# Set problem
Exactly repeat the material, dropping every picture from the copy.

====

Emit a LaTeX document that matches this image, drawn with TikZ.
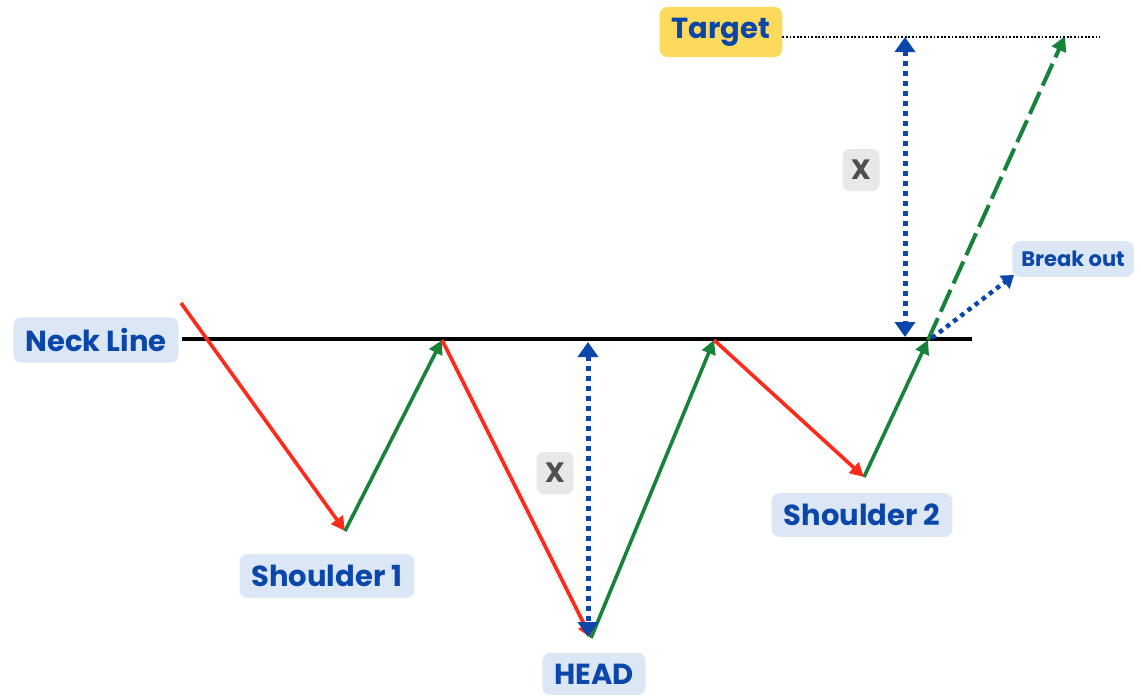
\documentclass[tikz,border=0pt]{standalone}
\usepackage{fontspec}
\setmainfont{Poppins}
\usetikzlibrary{arrows.meta}
\definecolor{rd}{HTML}{FF2A1A}
\definecolor{gn}{HTML}{17833A}
\definecolor{bl}{HTML}{0B47AA}
\definecolor{lbl}{HTML}{DCE7F5}
\definecolor{ylw}{HTML}{FDD95C}
\definecolor{gbox}{HTML}{E8E8E8}
\definecolor{gtxt}{HTML}{505050}
\tikzset{
  lab/.style={fill=lbl, rounded corners=8pt, text=bl, font=\bfseries\fontsize{29}{32}\selectfont, inner xsep=12pt, inner ysep=11pt},
  xlab/.style={fill=gbox, rounded corners=7pt, text=gtxt, font=\bfseries\fontsize{28}{30}\selectfont, minimum width=37pt, minimum height=42pt, inner sep=0pt},
  down/.style={rd, line width=3.6pt, -{Triangle[length=14pt,width=14pt]}},
  up/.style={gn, line width=3.6pt, -{Triangle[length=14pt,width=14pt]}},
  meas/.style={bl, line width=5pt, dash pattern=on 5pt off 5pt, {Triangle[length=15pt,width=20pt]}-{Triangle[length=15pt,width=20pt]}},
}
\begin{document}
\begin{tikzpicture}[x=1pt,y=-1pt]
\useasboundingbox (0,0) rectangle (1141,696);
% points
\coordinate (p0) at (181,303);
\coordinate (s1) at (345,531);
\coordinate (n1) at (442,340);
\coordinate (hd) at (591,638);
\coordinate (n2) at (714,340);
\coordinate (s2) at (864,477);
\coordinate (n3) at (928,340);
\coordinate (tg) at (1065,36);
\coordinate (nlL) at (182,339);
\coordinate (nlR) at (972,339);
\coordinate (hm1) at (588,342);
\coordinate (hm2) at (588,637);
\coordinate (tm1) at (905,37);
\coordinate (tm2) at (905,337);
\coordinate (bo1) at (932,338);
\coordinate (bo2) at (1014,275);
\coordinate (tl2) at (1100,37);
% neck line
\draw[line width=4.2pt] (nlL) -- (nlR);
% price path
\draw[down] (p0) -- (s1);
\draw[up] (s1) -- (n1);
\draw[down] (n1) -- (hd);
\draw[up] (hd) -- (n2);
\draw[down] (n2) -- (s2);
\draw[up] (s2) -- (n3);
\draw[gn, line width=4pt, dash pattern=on 24pt off 7pt, -{Triangle[length=15pt,width=15pt]}] (n3) -- (tg);
% measures
\draw[meas] (hm1) -- (hm2);
\draw[meas] (tm1) -- (tm2);
\draw[bl, line width=4.5pt, dash pattern=on 4.5pt off 4.5pt, -{Triangle[length=12pt,width=16pt]}] (bo1) -- (bo2);
% labels
\node[lab] (neck) at (96,340) {Neck Line};
\node[lab] (sh1) at (327,576) {Shoulder 1};
\node[lab] (head) at (594,674) {HEAD};
\node[lab] (sh2) at (862,515) {Shoulder 2};
\node[lab, font=\bfseries\fontsize{21}{24}\selectfont, inner xsep=9pt, inner ysep=10pt] (brk) at (1073,259) {Break out};
\node[lab, fill=ylw] (targ) at (721,32) {Target};
\draw[line width=1.6pt, dash pattern=on 1.8pt off 1.8pt] (targ.east |- tl2) -- (tl2);
\node[xlab] (x1) at (861,170) {X};
\node[xlab] (x2) at (555,473) {X};
\end{tikzpicture}
\end{document}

====

# Solution to this task
Emit a LaTeX document that matches this image, drawn with TikZ.
\documentclass[tikz,border=0pt]{standalone}
\usepackage{fontspec}
\setmainfont{Poppins}
\usetikzlibrary{arrows.meta}
\definecolor{rd}{HTML}{FF2A1A}
\definecolor{gn}{HTML}{17833A}
\definecolor{bl}{HTML}{0B47AA}
\definecolor{lbl}{HTML}{DCE7F5}
\definecolor{ylw}{HTML}{FDD95C}
\definecolor{gbox}{HTML}{E8E8E8}
\definecolor{gtxt}{HTML}{505050}
\tikzset{
  lab/.style={fill=lbl, rounded corners=8pt, text=bl, font=\bfseries\fontsize{29}{32}\selectfont, inner xsep=12pt, inner ysep=11pt},
  xlab/.style={fill=gbox, rounded corners=7pt, text=gtxt, font=\bfseries\fontsize{28}{30}\selectfont, minimum width=37pt, minimum height=42pt, inner sep=0pt},
  down/.style={rd, line width=3.6pt, -{Triangle[length=14pt,width=14pt]}},
  up/.style={gn, line width=3.6pt, -{Triangle[length=14pt,width=14pt]}},
  meas/.style={bl, line width=5pt, dash pattern=on 5pt off 5pt, {Triangle[length=15pt,width=20pt]}-{Triangle[length=15pt,width=20pt]}},
}
\begin{document}
\begin{tikzpicture}[x=1pt,y=-1pt]
\useasboundingbox (0,0) rectangle (1141,696);
% points
\coordinate (p0) at (181,303);
\coordinate (s1) at (345,531);
\coordinate (n1) at (442,340);
\coordinate (hd) at (591,638);
\coordinate (n2) at (714,340);
\coordinate (s2) at (864,477);
\coordinate (n3) at (928,340);
\coordinate (tg) at (1065,36);
\coordinate (nlL) at (182,339);
\coordinate (nlR) at (972,339);
\coordinate (hm1) at (588,342);
\coordinate (hm2) at (588,637);
\coordinate (tm1) at (905,37);
\coordinate (tm2) at (905,337);
\coordinate (bo1) at (932,338);
\coordinate (bo2) at (1014,275);
\coordinate (tl2) at (1100,37);
% neck line
\draw[line width=4.2pt] (nlL) -- (nlR);
% price path
\draw[down] (p0) -- (s1);
\draw[up] (s1) -- (n1);
\draw[down] (n1) -- (hd);
\draw[up] (hd) -- (n2);
\draw[down] (n2) -- (s2);
\draw[up] (s2) -- (n3);
\draw[gn, line width=4pt, dash pattern=on 24pt off 7pt, -{Triangle[length=15pt,width=15pt]}] (n3) -- (tg);
% measures
\draw[meas] (hm1) -- (hm2);
\draw[meas] (tm1) -- (tm2);
\draw[bl, line width=4.5pt, dash pattern=on 4.5pt off 4.5pt, -{Triangle[length=12pt,width=16pt]}] (bo1) -- (bo2);
% labels
\node[lab] (neck) at (96,340) {Neck Line};
\node[lab] (sh1) at (327,576) {Shoulder 1};
\node[lab] (head) at (594,674) {HEAD};
\node[lab] (sh2) at (862,515) {Shoulder 2};
\node[lab, font=\bfseries\fontsize{21}{24}\selectfont, inner xsep=9pt, inner ysep=10pt] (brk) at (1073,259) {Break out};
\node[lab, fill=ylw] (targ) at (721,32) {Target};
\draw[line width=1.6pt, dash pattern=on 1.8pt off 1.8pt] (targ.east |- tl2) -- (tl2);
\node[xlab] (x1) at (861,170) {X};
\node[xlab] (x2) at (555,473) {X};
\end{tikzpicture}
\end{document}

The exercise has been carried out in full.